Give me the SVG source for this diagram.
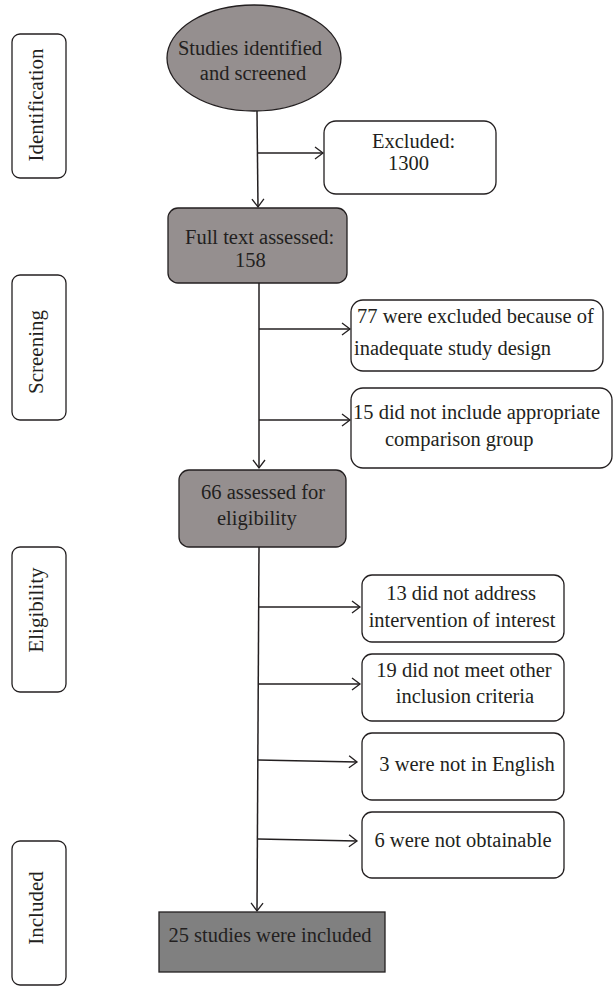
<svg xmlns="http://www.w3.org/2000/svg" width="613" height="986" viewBox="0 0 613 986">
<defs>
<marker id="arr" markerUnits="userSpaceOnUse" markerWidth="20" markerHeight="20" viewBox="-10 -10 20 20" refX="0" refY="0" orient="auto">
<path d="M-8,-6 L0,0 L-8,6" fill="none" stroke="#231f20" stroke-width="1.3"/>
</marker>
</defs>
<style>
text{font-family:"Liberation Serif","Times New Roman",serif;font-size:20.5px;fill:#231f20}
.side{font-size:21px}
.lab{fill:#fff;stroke:#231f20;stroke-width:1.3}
.gray{fill:#958f8f;stroke:#231f20;stroke-width:1.3}
.dark{fill:#808080;stroke:#231f20;stroke-width:1.3}
.box{fill:#fff;stroke:#231f20;stroke-width:1.3}
.con{fill:none;stroke:#231f20;stroke-width:1.5}
</style>
<rect width="613" height="986" fill="#fff"/>
<g id="stage-identification">
<rect class="lab" x="12" y="34" width="54" height="144" rx="8"/>
<text class="side" transform="translate(43,105) rotate(-90)" text-anchor="middle">Identification</text>
</g>
<g id="stage-screening">
<rect class="lab" x="12" y="275" width="54" height="145" rx="8"/>
<text class="side" transform="translate(43,352) rotate(-90)" text-anchor="middle">Screening</text>
</g>
<g id="stage-eligibility">
<rect class="lab" x="12" y="547" width="54" height="145" rx="8"/>
<text class="side" transform="translate(43,610) rotate(-90)" text-anchor="middle">Eligibility</text>
</g>
<g id="stage-included">
<rect class="lab" x="12" y="841" width="54" height="144" rx="8"/>
<text class="side" transform="translate(43,908) rotate(-90)" text-anchor="middle">Included</text>
</g>
<g id="connectors">
<path class="con" d="M257,111 L258,207" marker-end="url(#arr)"/>
<path class="con" d="M257,153 L323,153" marker-end="url(#arr)"/>
<path class="con" d="M259,283 L259,468" marker-end="url(#arr)"/>
<path class="con" d="M259,329 L350,329" marker-end="url(#arr)"/>
<path class="con" d="M259,420 L350,420" marker-end="url(#arr)"/>
<path class="con" d="M259,547 L257,911" marker-end="url(#arr)"/>
<path class="con" d="M259,607 L360,607" marker-end="url(#arr)"/>
<path class="con" d="M259,684 L360,684" marker-end="url(#arr)"/>
<path class="con" d="M258,760 L357,762" marker-end="url(#arr)"/>
<path class="con" d="M258,839 L357,841" marker-end="url(#arr)"/>
</g>
<g id="n-identified">
<ellipse class="gray" cx="254" cy="58" rx="87" ry="53"/>
<text x="250" y="55" text-anchor="middle">Studies identified</text>
<text x="253" y="80" text-anchor="middle">and screened</text>
</g>
<g id="n-excluded">
<rect class="box" x="324" y="121" width="172" height="73" rx="12"/>
<text x="372" y="148">Excluded:</text>
<text x="388" y="170">1300</text>
</g>
<g id="n-fulltext">
<rect class="gray" x="168" y="208" width="179" height="75" rx="10"/>
<text x="185" y="244">Full text assessed:</text>
<text x="235" y="267">158</text>
</g>
<g id="n-design">
<rect class="box" x="351" y="300" width="252" height="71" rx="12"/>
<text x="357" y="323">77 were excluded because of</text>
<text x="354" y="355">inadequate study design</text>
</g>
<g id="n-comparison">
<rect class="box" x="351" y="388" width="261" height="80" rx="12"/>
<text x="353" y="419">15 did not include appropriate</text>
<text x="385" y="446">comparison group</text>
</g>
<g id="n-eligibility">
<rect class="gray" x="179" y="470" width="167" height="77" rx="10"/>
<text x="201" y="499">66 assessed for</text>
<text x="217" y="525">eligibility</text>
</g>
<g id="n-intervention">
<rect class="box" x="362" y="575" width="202" height="67" rx="10"/>
<text x="461" y="600" text-anchor="middle">13 did not address</text>
<text x="462" y="627" text-anchor="middle">intervention of interest</text>
</g>
<g id="n-criteria">
<rect class="box" x="362" y="654" width="202" height="67" rx="10"/>
<text x="464" y="677" text-anchor="middle">19 did not meet other</text>
<text x="465" y="703" text-anchor="middle">inclusion criteria</text>
</g>
<g id="n-english">
<rect class="box" x="362" y="733" width="202" height="67" rx="10"/>
<text x="467" y="771" text-anchor="middle">3 were not in English</text>
</g>
<g id="n-obtainable">
<rect class="box" x="362" y="812" width="202" height="66" rx="10"/>
<text x="463" y="847" text-anchor="middle">6 were not obtainable</text>
</g>
<g id="n-included">
<rect class="dark" x="159" y="912" width="226" height="60"/>
<text x="270" y="942" text-anchor="middle">25 studies were included</text>
</g>
</svg>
• • • •
## GOAL
Skip the images and write out the rest of the listing exactly.

## WRITTEN RESPONSE
Give me the SVG source for this diagram.
<svg xmlns="http://www.w3.org/2000/svg" width="613" height="986" viewBox="0 0 613 986">
<defs>
<marker id="arr" markerUnits="userSpaceOnUse" markerWidth="20" markerHeight="20" viewBox="-10 -10 20 20" refX="0" refY="0" orient="auto">
<path d="M-8,-6 L0,0 L-8,6" fill="none" stroke="#231f20" stroke-width="1.3"/>
</marker>
</defs>
<style>
text{font-family:"Liberation Serif","Times New Roman",serif;font-size:20.5px;fill:#231f20}
.side{font-size:21px}
.lab{fill:#fff;stroke:#231f20;stroke-width:1.3}
.gray{fill:#958f8f;stroke:#231f20;stroke-width:1.3}
.dark{fill:#808080;stroke:#231f20;stroke-width:1.3}
.box{fill:#fff;stroke:#231f20;stroke-width:1.3}
.con{fill:none;stroke:#231f20;stroke-width:1.5}
</style>
<rect width="613" height="986" fill="#fff"/>
<g id="stage-identification">
<rect class="lab" x="12" y="34" width="54" height="144" rx="8"/>
<text class="side" transform="translate(43,105) rotate(-90)" text-anchor="middle">Identification</text>
</g>
<g id="stage-screening">
<rect class="lab" x="12" y="275" width="54" height="145" rx="8"/>
<text class="side" transform="translate(43,352) rotate(-90)" text-anchor="middle">Screening</text>
</g>
<g id="stage-eligibility">
<rect class="lab" x="12" y="547" width="54" height="145" rx="8"/>
<text class="side" transform="translate(43,610) rotate(-90)" text-anchor="middle">Eligibility</text>
</g>
<g id="stage-included">
<rect class="lab" x="12" y="841" width="54" height="144" rx="8"/>
<text class="side" transform="translate(43,908) rotate(-90)" text-anchor="middle">Included</text>
</g>
<g id="connectors">
<path class="con" d="M257,111 L258,207" marker-end="url(#arr)"/>
<path class="con" d="M257,153 L323,153" marker-end="url(#arr)"/>
<path class="con" d="M259,283 L259,468" marker-end="url(#arr)"/>
<path class="con" d="M259,329 L350,329" marker-end="url(#arr)"/>
<path class="con" d="M259,420 L350,420" marker-end="url(#arr)"/>
<path class="con" d="M259,547 L257,911" marker-end="url(#arr)"/>
<path class="con" d="M259,607 L360,607" marker-end="url(#arr)"/>
<path class="con" d="M259,684 L360,684" marker-end="url(#arr)"/>
<path class="con" d="M258,760 L357,762" marker-end="url(#arr)"/>
<path class="con" d="M258,839 L357,841" marker-end="url(#arr)"/>
</g>
<g id="n-identified">
<ellipse class="gray" cx="254" cy="58" rx="87" ry="53"/>
<text x="250" y="55" text-anchor="middle">Studies identified</text>
<text x="253" y="80" text-anchor="middle">and screened</text>
</g>
<g id="n-excluded">
<rect class="box" x="324" y="121" width="172" height="73" rx="12"/>
<text x="372" y="148">Excluded:</text>
<text x="388" y="170">1300</text>
</g>
<g id="n-fulltext">
<rect class="gray" x="168" y="208" width="179" height="75" rx="10"/>
<text x="185" y="244">Full text assessed:</text>
<text x="235" y="267">158</text>
</g>
<g id="n-design">
<rect class="box" x="351" y="300" width="252" height="71" rx="12"/>
<text x="357" y="323">77 were excluded because of</text>
<text x="354" y="355">inadequate study design</text>
</g>
<g id="n-comparison">
<rect class="box" x="351" y="388" width="261" height="80" rx="12"/>
<text x="353" y="419">15 did not include appropriate</text>
<text x="385" y="446">comparison group</text>
</g>
<g id="n-eligibility">
<rect class="gray" x="179" y="470" width="167" height="77" rx="10"/>
<text x="201" y="499">66 assessed for</text>
<text x="217" y="525">eligibility</text>
</g>
<g id="n-intervention">
<rect class="box" x="362" y="575" width="202" height="67" rx="10"/>
<text x="461" y="600" text-anchor="middle">13 did not address</text>
<text x="462" y="627" text-anchor="middle">intervention of interest</text>
</g>
<g id="n-criteria">
<rect class="box" x="362" y="654" width="202" height="67" rx="10"/>
<text x="464" y="677" text-anchor="middle">19 did not meet other</text>
<text x="465" y="703" text-anchor="middle">inclusion criteria</text>
</g>
<g id="n-english">
<rect class="box" x="362" y="733" width="202" height="67" rx="10"/>
<text x="467" y="771" text-anchor="middle">3 were not in English</text>
</g>
<g id="n-obtainable">
<rect class="box" x="362" y="812" width="202" height="66" rx="10"/>
<text x="463" y="847" text-anchor="middle">6 were not obtainable</text>
</g>
<g id="n-included">
<rect class="dark" x="159" y="912" width="226" height="60"/>
<text x="270" y="942" text-anchor="middle">25 studies were included</text>
</g>
</svg>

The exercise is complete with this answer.